● **Instruction**: Do not repeat pictures. Repeat exactly the lines of the listing below from its first line through the line with "q_off = 880".
── Information provided
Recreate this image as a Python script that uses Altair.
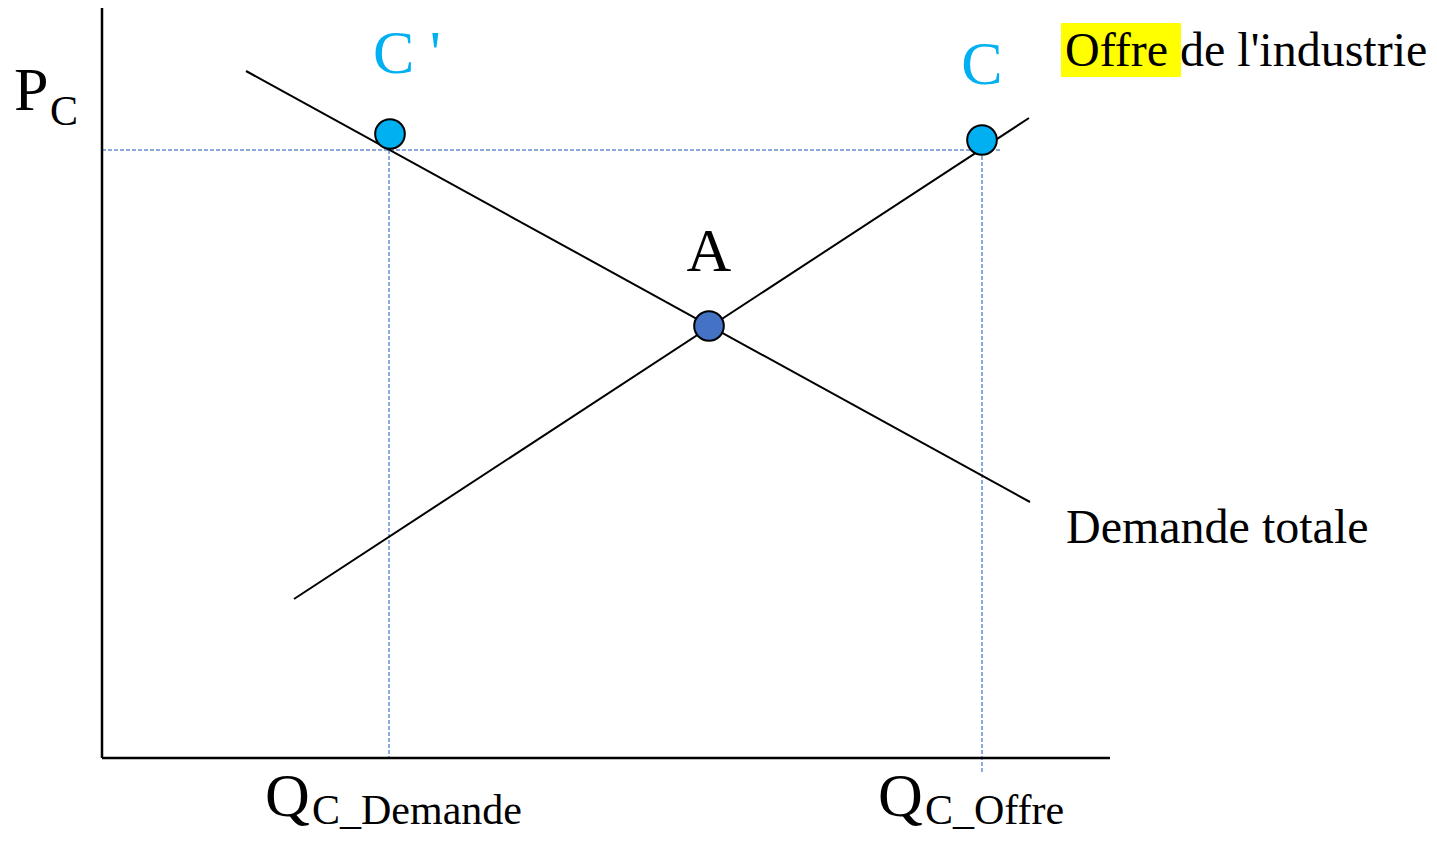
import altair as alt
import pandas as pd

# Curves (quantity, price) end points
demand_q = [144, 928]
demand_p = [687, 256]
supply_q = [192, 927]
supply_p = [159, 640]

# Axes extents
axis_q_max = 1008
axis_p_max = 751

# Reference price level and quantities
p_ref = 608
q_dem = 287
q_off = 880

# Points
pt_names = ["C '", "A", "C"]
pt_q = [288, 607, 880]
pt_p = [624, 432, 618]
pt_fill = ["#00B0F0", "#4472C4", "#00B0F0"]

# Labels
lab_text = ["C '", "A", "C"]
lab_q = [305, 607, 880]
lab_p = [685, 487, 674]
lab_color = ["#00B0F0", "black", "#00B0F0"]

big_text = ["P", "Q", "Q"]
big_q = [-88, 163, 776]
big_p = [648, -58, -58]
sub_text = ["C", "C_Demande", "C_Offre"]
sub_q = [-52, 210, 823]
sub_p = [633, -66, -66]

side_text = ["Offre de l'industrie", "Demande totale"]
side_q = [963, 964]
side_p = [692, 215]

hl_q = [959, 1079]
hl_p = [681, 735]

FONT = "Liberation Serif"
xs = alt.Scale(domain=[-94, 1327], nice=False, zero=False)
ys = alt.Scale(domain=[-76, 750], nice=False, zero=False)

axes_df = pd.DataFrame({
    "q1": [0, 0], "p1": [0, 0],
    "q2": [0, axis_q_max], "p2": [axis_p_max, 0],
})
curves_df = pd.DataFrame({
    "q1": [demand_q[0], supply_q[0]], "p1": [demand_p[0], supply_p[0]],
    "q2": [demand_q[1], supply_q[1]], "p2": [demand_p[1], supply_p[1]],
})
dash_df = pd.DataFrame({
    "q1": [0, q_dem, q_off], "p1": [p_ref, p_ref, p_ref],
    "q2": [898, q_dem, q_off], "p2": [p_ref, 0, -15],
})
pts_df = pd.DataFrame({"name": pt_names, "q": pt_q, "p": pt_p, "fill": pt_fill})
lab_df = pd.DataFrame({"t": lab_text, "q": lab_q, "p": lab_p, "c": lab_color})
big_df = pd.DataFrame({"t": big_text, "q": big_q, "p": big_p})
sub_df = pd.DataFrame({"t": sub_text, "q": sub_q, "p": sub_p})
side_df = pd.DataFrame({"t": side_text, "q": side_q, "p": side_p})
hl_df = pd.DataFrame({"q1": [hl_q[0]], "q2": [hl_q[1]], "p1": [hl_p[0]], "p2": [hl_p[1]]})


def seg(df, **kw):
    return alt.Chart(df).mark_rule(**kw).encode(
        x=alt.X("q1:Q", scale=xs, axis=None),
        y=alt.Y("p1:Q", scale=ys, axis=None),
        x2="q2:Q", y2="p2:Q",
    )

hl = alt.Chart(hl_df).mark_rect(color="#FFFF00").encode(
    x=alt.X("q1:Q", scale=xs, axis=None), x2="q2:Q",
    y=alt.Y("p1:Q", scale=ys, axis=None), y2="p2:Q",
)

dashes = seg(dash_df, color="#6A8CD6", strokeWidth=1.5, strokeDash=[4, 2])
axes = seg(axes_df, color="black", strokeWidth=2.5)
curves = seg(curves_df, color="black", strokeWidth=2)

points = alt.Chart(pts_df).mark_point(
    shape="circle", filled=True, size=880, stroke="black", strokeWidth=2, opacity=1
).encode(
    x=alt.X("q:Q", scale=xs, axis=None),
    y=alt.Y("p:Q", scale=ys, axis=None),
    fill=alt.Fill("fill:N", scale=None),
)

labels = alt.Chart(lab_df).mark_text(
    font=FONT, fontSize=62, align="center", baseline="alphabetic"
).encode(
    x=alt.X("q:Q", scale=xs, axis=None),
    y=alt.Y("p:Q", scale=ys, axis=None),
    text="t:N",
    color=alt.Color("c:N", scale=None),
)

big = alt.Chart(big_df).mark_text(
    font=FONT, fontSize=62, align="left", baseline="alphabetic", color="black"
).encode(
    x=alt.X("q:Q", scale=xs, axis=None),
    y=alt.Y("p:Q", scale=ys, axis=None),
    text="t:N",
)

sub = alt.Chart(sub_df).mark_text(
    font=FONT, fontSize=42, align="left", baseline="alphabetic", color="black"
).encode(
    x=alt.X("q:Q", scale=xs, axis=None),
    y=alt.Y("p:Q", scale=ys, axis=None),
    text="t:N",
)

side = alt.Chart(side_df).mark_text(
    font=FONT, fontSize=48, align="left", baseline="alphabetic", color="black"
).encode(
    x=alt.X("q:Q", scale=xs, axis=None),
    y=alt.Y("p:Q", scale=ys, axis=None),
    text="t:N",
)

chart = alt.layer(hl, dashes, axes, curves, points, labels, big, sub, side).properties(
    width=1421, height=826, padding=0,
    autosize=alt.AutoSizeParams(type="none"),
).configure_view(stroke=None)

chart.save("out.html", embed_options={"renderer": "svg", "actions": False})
────
● **Finished exercise**:
Recreate this image as a Python script that uses Altair.
import altair as alt
import pandas as pd

# Curves (quantity, price) end points
demand_q = [144, 928]
demand_p = [687, 256]
supply_q = [192, 927]
supply_p = [159, 640]

# Axes extents
axis_q_max = 1008
axis_p_max = 751

# Reference price level and quantities
p_ref = 608
q_dem = 287
q_off = 880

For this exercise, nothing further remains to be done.